When Patty wrote the lyrics for “Good Morning to All” (which later became the structure for “Happy Birthday to You”)—“Good morning to you / Good morning to you / Good morning, dear children / Good morning to all”—she did so deliberately and for the sake of children. When she and Mildred began writing kids’ songs together in 1889, the goal was to develop music that was easy to learn and perform.
“We had two motives,” Patty said years later. “One was to provide good music for children. The second was to adapt the music to the little child’s limited ability to sing music of a complicated order.”
It is a rare song that can be repeated by the majority of its learners after they have heard it only once. That “Happy Birthday to You” is a short quatrain adds to its memorability, and its lyrical repetition even more so: title / title / title, (address) / title. Even if you forget to sing “Happy birthday to you” in the second line, you will probably get it by the third, and almost assuredly by the fourth. The very next time a birthday rolls around you are set.
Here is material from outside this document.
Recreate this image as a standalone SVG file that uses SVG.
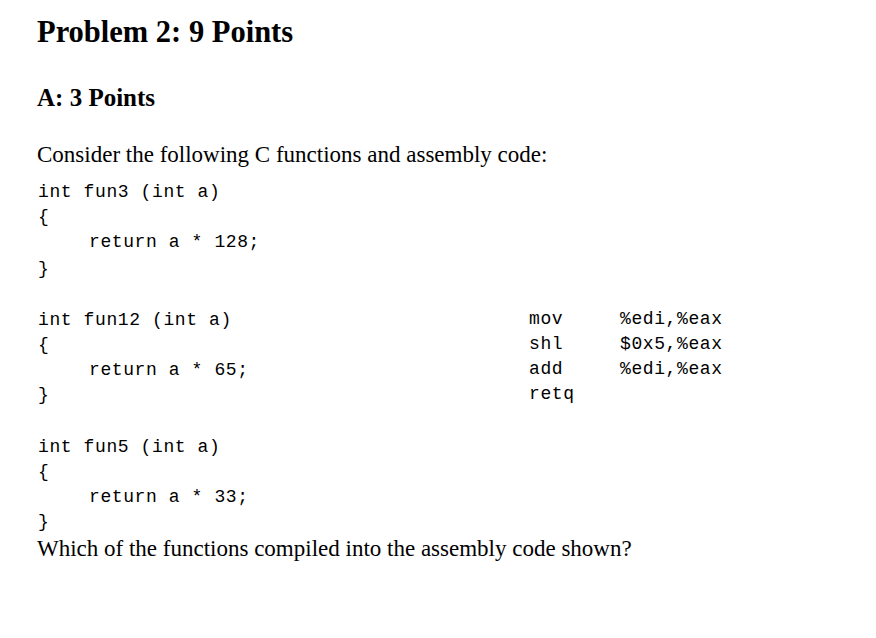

Lyrically, the Happy Birthday song’s simplicity is also part of its depth. The song is free of value judgments. It doesn’t have an opinion about birthdays, as so many of us do. It makes no political or religious claims. There is a birthday, it says. The birthday belongs to a specific person, it says. It doesn’t claim that birthdays ought to be happy or otherwise, despite what you may read in the title. The Happy Birthday song is a wish. A wish for a happy birthday. To you.